There were many brief stops along the way to our destination. The first was saliently the place at Queen and Spadina that had been the scene of the brutal police kettling and mass arrest during the G-20 summit. Indeed, it might have been the censorship the police had suffered as an aftermath of that fiasco that accounted for their distance today. They were there, to be sure, a black helicopter even prowled the skies, and a mounted division even could be seen up some on the streets that ran perpendicular to Queen, but the cops remained at a distance.
Once passed Bathurst, the parade reached a Loblaws which contained a store that distributed clothing made by the factory that had recently collapsed in Bangladesh. 400 workers were killed. If you hadn’t caught anything about this event on the news, it isn’t surprising because any news related to the deaths of 3 people in America get far more media coverage. Here is a terse but effective account of the tragedy:
“In Savar, Bangladesh, the eight-story Rana Plaza building collapsed, killing at least 381 of an estimated 3,000 workers, most of them young women, and leaving hundreds more missing. One day earlier, police had ordered the evacuation of the building, which houses five factories that make clothing for Western markets, because of cracks discovered in its foundation, but at least one manager told his employees they could work nevertheless. “We want to live, brother,” said one trapped survivor to rescue workers. “It’s hard to remain alive here. It would have been better to die than endure such pain.” Two women who gave birth in the rubble were rescued along with their newborns; several thousand protesters vandalized cars and set fire to furniture from a police control room; and the building’s owner, Mohammed Sohel Rana, was apprehended near the Indian border by Bangladesh’s Rapid Action Battalion. “People are asking for his head,” said an adviser to the prime minister, “which is quite natural.” ” – Harper’s Weekly
Here in Toronto representatives of the Bangladeshi community were on hand to bear witness. They had on their heads bands of morning that held single red spots on a background of green. Their contribution was the only heavy and moving part of the march. In a heartfelt speech, a number of demands were made that sounded small compared to the gravity of what the people of Bangladesh suffer at the hands of global capitalism. Finally, a representative Bangladeshi worker when forward to the heavily guarded entry to the grocery store and presented a letter to be taken to the manager of the clothing company lurking within. (See the photo below.)

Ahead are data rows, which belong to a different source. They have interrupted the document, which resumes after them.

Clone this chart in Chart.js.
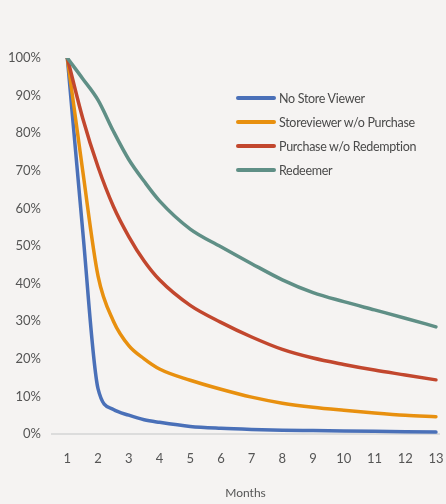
<!DOCTYPE html>
<html lang="en">
<head>
    <meta charset="UTF-8">
    <title>Retention by Months</title>
    <script src="https://cdn.jsdelivr.net/npm/chart.js"></script>
    <style>
        body {
            margin: 0;
            background-color: #f5f3f2;
            font-family: Lato, "Open Sans", sans-serif;
        }

        .container {
            position: relative;
            width: 446px;
            height: 504px;
        }

        #legend {
            position: absolute;
            left: 236px;
            top: 86px;
        }

        .legend-item {
            display: flex;
            align-items: center;
            height: 24px;
            font-size: 12.5px;
            letter-spacing: -0.3px;
            color: #4a4a4a;
        }

        .line-box {
            width: 40px;
            height: 4px;
            border-radius: 2px;
            margin-right: 3px;
        }
    </style>
</head>
<body>
    <div class="container">
        <canvas id="retentionChart" width="446" height="504"></canvas>
        <div id="legend"></div>
    </div>

    <script>
        // data (percent still active)
        const months = [1, 1.5, 2, 2.5, 3, 3.5, 4, 5, 6, 7, 8, 9, 10, 11, 12, 13];
        const tickMonths = [1, 2, 3, 4, 5, 6, 7, 8, 9, 10, 11, 12, 13];
        const seriesNames = ['No Store Viewer', 'Storeviewer w/o Purchase', 'Purchase w/o Redemption', 'Redeemer'];
        const seriesColors = ['#4a70b8', '#e8900f', '#c2472e', '#5f8f86'];
        const noStoreViewer = [100, 54, 12, 6.5, 5, 3.8, 3.1, 2.0, 1.5, 1.2, 1.0, 0.9, 0.8, 0.7, 0.6, 0.5];
        const storeviewer = [100, 70, 42, 30, 23.5, 20, 17.3, 14.3, 11.9, 9.8, 8.2, 7.1, 6.3, 5.6, 5.0, 4.6];
        const purchase = [100, 84, 71, 60.5, 52.5, 46, 41, 34.2, 29.7, 25.8, 22.5, 20.2, 18.5, 17, 15.7, 14.4];
        const redeemer = [100, 94.5, 88.8, 80.5, 73, 67.2, 62, 54.5, 49.8, 45.3, 41, 37.6, 35.2, 33, 30.8, 28.5];

        const allSeries = [noStoreViewer, storeviewer, purchase, redeemer];

        const datasets = allSeries.map((values, i) => ({
            label: seriesNames[i],
            data: values.map((v, j) => ({ x: months[j], y: v })),
            borderColor: seriesColors[i],
            borderWidth: 3.5,
            pointRadius: 0,
            cubicInterpolationMode: 'monotone',
            borderCapStyle: 'round',
            fill: false
        }));

        // Draw back to front so blue sits on top like the original
        datasets.reverse();

        const labelFont = { family: 'Lato', size: 13 };

        new Chart(document.getElementById('retentionChart'), {
            type: 'line',
            data: { datasets: datasets },
            options: {
                responsive: false,
                animation: false,
                layout: { padding: { top: 58, right: 7, left: 0, bottom: 0 } },
                plugins: {
                    legend: { display: false },
                    tooltip: { enabled: false }
                },
                scales: {
                    x: {
                        type: 'linear',
                        min: 0.5,
                        max: 13.1,
                        afterBuildTicks: axis => {
                            axis.ticks = tickMonths.map(v => ({ value: v }));
                        },
                        afterFit: axis => {
                            axis.height = 70;
                            // don't let the tick labels squeeze the plot
                            axis.paddingLeft = 0;
                            axis.paddingRight = 0;
                        },
                        grid: { display: false, drawTicks: false },
                        border: { color: '#dcdcdc', width: 2 },
                        ticks: { color: '#555', font: labelFont, padding: 17, maxRotation: 0 },
                        title: {
                            display: true,
                            text: 'Months',
                            color: '#555',
                            font: { family: 'Lato', size: 12 },
                            padding: { top: 10, bottom: 4 }
                        }
                    },
                    y: {
                        min: 0,
                        max: 100,
                        afterFit: axis => { axis.width = 52; },
                        grid: { display: false, drawTicks: false },
                        border: { display: false },
                        ticks: {
                            stepSize: 10,
                            color: '#555',
                            font: labelFont,
                            padding: 11,
                            callback: v => v + '%'
                        }
                    }
                }
            }
        });

        // legend built by hand, inside the plot at the upper right
        const legend = document.getElementById('legend');
        seriesNames.forEach((name, i) => {
            const item = document.createElement('div');
            item.className = 'legend-item';
            item.innerHTML = '<div class="line-box" style="background-color:' + seriesColors[i] + '"></div><span>' + name + '</span>';
            legend.appendChild(item);
        });
    </script>
</body>
</html>
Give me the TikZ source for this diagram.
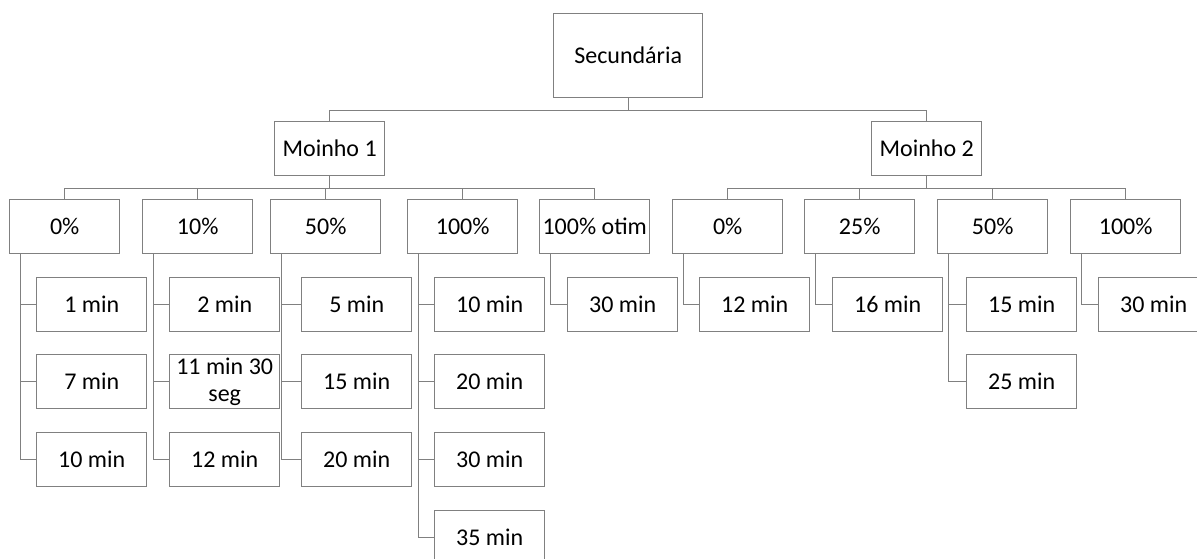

There was a tense moment just then when it a black bloc agitator started shouting “fuck the police” but she seemed to get censored pretty quickly by a native protestor. It could very well be that the organizers of this event were ready for this kind of stunt, which effectively amounted to the quelling the actions of an agent provocateur.
For all that might seem wild or unreal, chaotic, inchoate and ineffectual about the protest, at least the martyrdom at the Chicago Haymarket had been commemorated. And at least in a small way the flame of proletarian resistance was being nourished.